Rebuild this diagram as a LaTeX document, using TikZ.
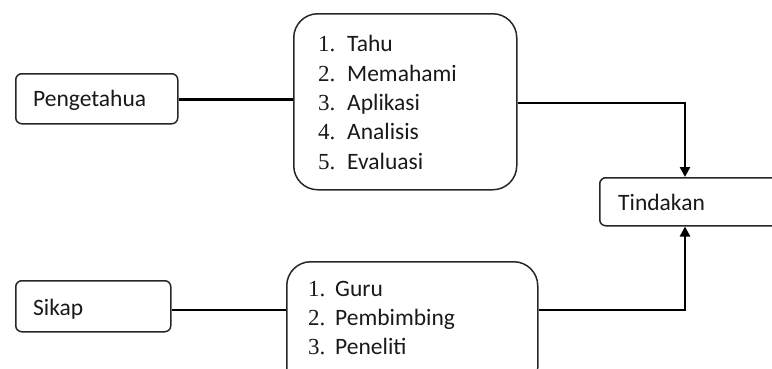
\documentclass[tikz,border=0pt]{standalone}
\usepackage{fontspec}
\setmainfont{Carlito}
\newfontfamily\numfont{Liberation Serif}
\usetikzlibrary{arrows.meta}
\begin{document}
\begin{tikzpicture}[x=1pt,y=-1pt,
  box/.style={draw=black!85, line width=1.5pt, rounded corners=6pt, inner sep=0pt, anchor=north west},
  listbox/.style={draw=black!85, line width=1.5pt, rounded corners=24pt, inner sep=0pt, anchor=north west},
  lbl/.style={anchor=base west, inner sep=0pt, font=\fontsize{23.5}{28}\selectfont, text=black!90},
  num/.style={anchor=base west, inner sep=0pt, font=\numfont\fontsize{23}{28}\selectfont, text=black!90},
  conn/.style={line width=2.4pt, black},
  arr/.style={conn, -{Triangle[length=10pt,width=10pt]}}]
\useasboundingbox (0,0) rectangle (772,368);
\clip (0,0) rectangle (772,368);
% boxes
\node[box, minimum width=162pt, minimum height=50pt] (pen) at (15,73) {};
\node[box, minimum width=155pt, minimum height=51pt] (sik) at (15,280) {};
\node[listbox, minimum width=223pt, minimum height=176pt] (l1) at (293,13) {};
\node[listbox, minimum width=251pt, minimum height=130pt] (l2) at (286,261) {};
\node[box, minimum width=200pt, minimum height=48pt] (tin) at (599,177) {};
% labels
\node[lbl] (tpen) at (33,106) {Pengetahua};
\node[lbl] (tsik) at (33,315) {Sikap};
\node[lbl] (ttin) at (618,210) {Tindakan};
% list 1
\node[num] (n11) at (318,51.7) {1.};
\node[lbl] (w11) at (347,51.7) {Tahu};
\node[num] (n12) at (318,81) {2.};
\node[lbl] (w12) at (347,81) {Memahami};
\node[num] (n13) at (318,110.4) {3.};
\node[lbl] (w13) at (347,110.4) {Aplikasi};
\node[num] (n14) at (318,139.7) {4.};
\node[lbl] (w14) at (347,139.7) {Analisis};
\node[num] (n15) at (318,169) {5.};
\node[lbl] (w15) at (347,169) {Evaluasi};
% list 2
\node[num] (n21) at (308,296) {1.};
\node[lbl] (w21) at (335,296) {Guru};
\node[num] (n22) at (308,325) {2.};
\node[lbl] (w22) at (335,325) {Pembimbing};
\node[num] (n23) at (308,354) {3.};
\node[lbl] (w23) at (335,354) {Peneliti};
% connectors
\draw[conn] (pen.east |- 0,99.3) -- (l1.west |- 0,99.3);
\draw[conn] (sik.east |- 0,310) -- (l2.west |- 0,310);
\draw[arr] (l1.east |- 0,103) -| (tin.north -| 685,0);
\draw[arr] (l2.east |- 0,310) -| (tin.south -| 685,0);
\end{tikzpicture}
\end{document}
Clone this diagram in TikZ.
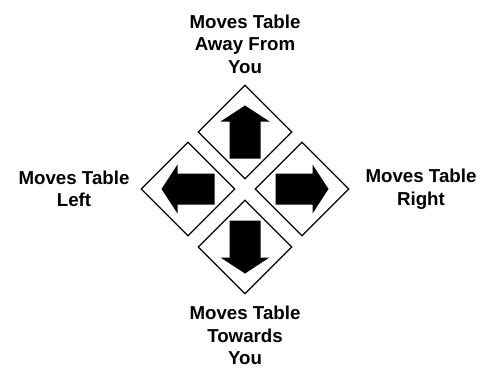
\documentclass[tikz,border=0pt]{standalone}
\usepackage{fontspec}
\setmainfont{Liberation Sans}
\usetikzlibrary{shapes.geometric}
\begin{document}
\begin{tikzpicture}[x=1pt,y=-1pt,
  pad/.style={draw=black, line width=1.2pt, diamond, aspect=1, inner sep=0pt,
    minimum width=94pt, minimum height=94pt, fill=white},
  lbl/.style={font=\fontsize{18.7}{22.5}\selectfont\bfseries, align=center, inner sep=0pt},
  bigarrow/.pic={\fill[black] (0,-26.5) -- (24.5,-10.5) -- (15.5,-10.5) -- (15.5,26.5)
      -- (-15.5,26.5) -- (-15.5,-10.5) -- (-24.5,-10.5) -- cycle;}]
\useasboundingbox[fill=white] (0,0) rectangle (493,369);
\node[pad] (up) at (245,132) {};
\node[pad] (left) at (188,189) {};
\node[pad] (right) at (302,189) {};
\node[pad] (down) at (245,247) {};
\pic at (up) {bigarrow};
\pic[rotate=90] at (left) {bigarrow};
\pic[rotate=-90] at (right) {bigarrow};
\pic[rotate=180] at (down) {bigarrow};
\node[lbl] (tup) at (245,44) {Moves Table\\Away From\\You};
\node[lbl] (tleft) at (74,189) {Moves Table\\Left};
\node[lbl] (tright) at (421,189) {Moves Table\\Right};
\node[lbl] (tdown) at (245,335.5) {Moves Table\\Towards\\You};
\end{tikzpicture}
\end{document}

- Set task -
Above are records with pictures; repeat the records exactly and leave the pictures out.

- Task solution -
Rebuild this diagram as a LaTeX document, using TikZ.
\documentclass[tikz,border=0pt]{standalone}
\usepackage{fontspec}
\setmainfont{Carlito}
\newfontfamily\numfont{Liberation Serif}
\usetikzlibrary{arrows.meta}
\begin{document}
\begin{tikzpicture}[x=1pt,y=-1pt,
  box/.style={draw=black!85, line width=1.5pt, rounded corners=6pt, inner sep=0pt, anchor=north west},
  listbox/.style={draw=black!85, line width=1.5pt, rounded corners=24pt, inner sep=0pt, anchor=north west},
  lbl/.style={anchor=base west, inner sep=0pt, font=\fontsize{23.5}{28}\selectfont, text=black!90},
  num/.style={anchor=base west, inner sep=0pt, font=\numfont\fontsize{23}{28}\selectfont, text=black!90},
  conn/.style={line width=2.4pt, black},
  arr/.style={conn, -{Triangle[length=10pt,width=10pt]}}]
\useasboundingbox (0,0) rectangle (772,368);
\clip (0,0) rectangle (772,368);
% boxes
\node[box, minimum width=162pt, minimum height=50pt] (pen) at (15,73) {};
\node[box, minimum width=155pt, minimum height=51pt] (sik) at (15,280) {};
\node[listbox, minimum width=223pt, minimum height=176pt] (l1) at (293,13) {};
\node[listbox, minimum width=251pt, minimum height=130pt] (l2) at (286,261) {};
\node[box, minimum width=200pt, minimum height=48pt] (tin) at (599,177) {};
% labels
\node[lbl] (tpen) at (33,106) {Pengetahua};
\node[lbl] (tsik) at (33,315) {Sikap};
\node[lbl] (ttin) at (618,210) {Tindakan};
% list 1
\node[num] (n11) at (318,51.7) {1.};
\node[lbl] (w11) at (347,51.7) {Tahu};
\node[num] (n12) at (318,81) {2.};
\node[lbl] (w12) at (347,81) {Memahami};
\node[num] (n13) at (318,110.4) {3.};
\node[lbl] (w13) at (347,110.4) {Aplikasi};
\node[num] (n14) at (318,139.7) {4.};
\node[lbl] (w14) at (347,139.7) {Analisis};
\node[num] (n15) at (318,169) {5.};
\node[lbl] (w15) at (347,169) {Evaluasi};
% list 2
\node[num] (n21) at (308,296) {1.};
\node[lbl] (w21) at (335,296) {Guru};
\node[num] (n22) at (308,325) {2.};
\node[lbl] (w22) at (335,325) {Pembimbing};
\node[num] (n23) at (308,354) {3.};
\node[lbl] (w23) at (335,354) {Peneliti};
% connectors
\draw[conn] (pen.east |- 0,99.3) -- (l1.west |- 0,99.3);
\draw[conn] (sik.east |- 0,310) -- (l2.west |- 0,310);
\draw[arr] (l1.east |- 0,103) -| (tin.north -| 685,0);
\draw[arr] (l2.east |- 0,310) -| (tin.south -| 685,0);
\end{tikzpicture}
\end{document}
Clone this diagram in TikZ.
\documentclass[tikz,border=0pt]{standalone}
\usepackage{fontspec}
\setmainfont{Liberation Sans}
\usetikzlibrary{shapes.geometric}
\begin{document}
\begin{tikzpicture}[x=1pt,y=-1pt,
  pad/.style={draw=black, line width=1.2pt, diamond, aspect=1, inner sep=0pt,
    minimum width=94pt, minimum height=94pt, fill=white},
  lbl/.style={font=\fontsize{18.7}{22.5}\selectfont\bfseries, align=center, inner sep=0pt},
  bigarrow/.pic={\fill[black] (0,-26.5) -- (24.5,-10.5) -- (15.5,-10.5) -- (15.5,26.5)
      -- (-15.5,26.5) -- (-15.5,-10.5) -- (-24.5,-10.5) -- cycle;}]
\useasboundingbox[fill=white] (0,0) rectangle (493,369);
\node[pad] (up) at (245,132) {};
\node[pad] (left) at (188,189) {};
\node[pad] (right) at (302,189) {};
\node[pad] (down) at (245,247) {};
\pic at (up) {bigarrow};
\pic[rotate=90] at (left) {bigarrow};
\pic[rotate=-90] at (right) {bigarrow};
\pic[rotate=180] at (down) {bigarrow};
\node[lbl] (tup) at (245,44) {Moves Table\\Away From\\You};
\node[lbl] (tleft) at (74,189) {Moves Table\\Left};
\node[lbl] (tright) at (421,189) {Moves Table\\Right};
\node[lbl] (tdown) at (245,335.5) {Moves Table\\Towards\\You};
\end{tikzpicture}
\end{document}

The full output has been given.